[Work to be completed]:
Return, unaltered, every line from the beginning of the material below up to and including the one with "plt.rcParams['font.family'] = ['DejaVu Sans']".
• • •
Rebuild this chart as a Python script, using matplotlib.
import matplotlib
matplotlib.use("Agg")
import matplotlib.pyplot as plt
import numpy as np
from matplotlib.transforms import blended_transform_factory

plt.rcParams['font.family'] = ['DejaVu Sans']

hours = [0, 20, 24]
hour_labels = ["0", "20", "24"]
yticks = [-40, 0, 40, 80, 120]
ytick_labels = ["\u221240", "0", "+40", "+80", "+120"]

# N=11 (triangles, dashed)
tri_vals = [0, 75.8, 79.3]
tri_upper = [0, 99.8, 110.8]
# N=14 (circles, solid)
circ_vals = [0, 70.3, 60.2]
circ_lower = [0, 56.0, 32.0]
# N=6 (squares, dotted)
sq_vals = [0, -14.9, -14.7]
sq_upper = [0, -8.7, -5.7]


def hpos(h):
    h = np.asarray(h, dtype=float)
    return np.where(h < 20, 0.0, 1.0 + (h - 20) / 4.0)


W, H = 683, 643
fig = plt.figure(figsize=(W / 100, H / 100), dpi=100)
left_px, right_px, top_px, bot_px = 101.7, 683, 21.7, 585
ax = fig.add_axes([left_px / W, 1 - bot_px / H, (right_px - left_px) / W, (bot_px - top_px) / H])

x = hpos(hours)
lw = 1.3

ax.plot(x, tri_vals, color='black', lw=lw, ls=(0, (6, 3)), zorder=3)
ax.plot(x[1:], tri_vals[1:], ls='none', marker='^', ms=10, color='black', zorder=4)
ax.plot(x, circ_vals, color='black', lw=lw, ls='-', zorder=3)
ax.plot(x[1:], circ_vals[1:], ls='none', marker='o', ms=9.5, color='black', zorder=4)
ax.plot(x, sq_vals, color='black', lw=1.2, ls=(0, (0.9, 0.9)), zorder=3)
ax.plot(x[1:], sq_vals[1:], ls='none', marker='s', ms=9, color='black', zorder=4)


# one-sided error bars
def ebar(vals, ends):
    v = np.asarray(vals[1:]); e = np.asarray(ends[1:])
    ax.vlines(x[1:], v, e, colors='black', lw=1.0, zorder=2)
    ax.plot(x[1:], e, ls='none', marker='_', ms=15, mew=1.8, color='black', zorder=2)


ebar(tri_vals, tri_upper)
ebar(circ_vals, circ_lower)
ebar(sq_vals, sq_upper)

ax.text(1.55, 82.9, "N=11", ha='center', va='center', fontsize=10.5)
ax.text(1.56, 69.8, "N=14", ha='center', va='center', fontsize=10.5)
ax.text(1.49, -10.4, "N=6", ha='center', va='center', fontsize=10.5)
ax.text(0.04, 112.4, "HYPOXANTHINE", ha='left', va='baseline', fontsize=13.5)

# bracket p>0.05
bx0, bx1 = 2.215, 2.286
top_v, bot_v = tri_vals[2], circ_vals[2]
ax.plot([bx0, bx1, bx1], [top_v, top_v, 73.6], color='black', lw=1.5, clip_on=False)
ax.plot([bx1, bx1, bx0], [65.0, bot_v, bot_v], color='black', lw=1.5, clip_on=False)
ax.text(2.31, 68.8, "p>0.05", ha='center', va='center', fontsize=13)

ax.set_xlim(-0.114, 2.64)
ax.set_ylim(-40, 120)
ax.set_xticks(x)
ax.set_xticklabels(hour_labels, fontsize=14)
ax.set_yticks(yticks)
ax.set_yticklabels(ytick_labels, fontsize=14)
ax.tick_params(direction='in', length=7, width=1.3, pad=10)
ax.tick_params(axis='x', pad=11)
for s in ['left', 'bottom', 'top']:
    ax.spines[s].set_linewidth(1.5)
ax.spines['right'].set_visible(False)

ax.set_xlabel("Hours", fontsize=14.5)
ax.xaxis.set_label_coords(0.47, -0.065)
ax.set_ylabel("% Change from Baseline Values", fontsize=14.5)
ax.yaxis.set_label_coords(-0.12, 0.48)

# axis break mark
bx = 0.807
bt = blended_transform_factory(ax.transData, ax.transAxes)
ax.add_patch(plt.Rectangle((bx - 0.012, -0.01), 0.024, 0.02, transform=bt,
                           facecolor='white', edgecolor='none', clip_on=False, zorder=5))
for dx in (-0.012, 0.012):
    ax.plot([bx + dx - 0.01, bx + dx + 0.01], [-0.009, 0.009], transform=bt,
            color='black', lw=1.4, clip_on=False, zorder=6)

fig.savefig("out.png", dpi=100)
• • •
[In response]:
Rebuild this chart as a Python script, using matplotlib.
import matplotlib
matplotlib.use("Agg")
import matplotlib.pyplot as plt
import numpy as np
from matplotlib.transforms import blended_transform_factory

plt.rcParams['font.family'] = ['DejaVu Sans']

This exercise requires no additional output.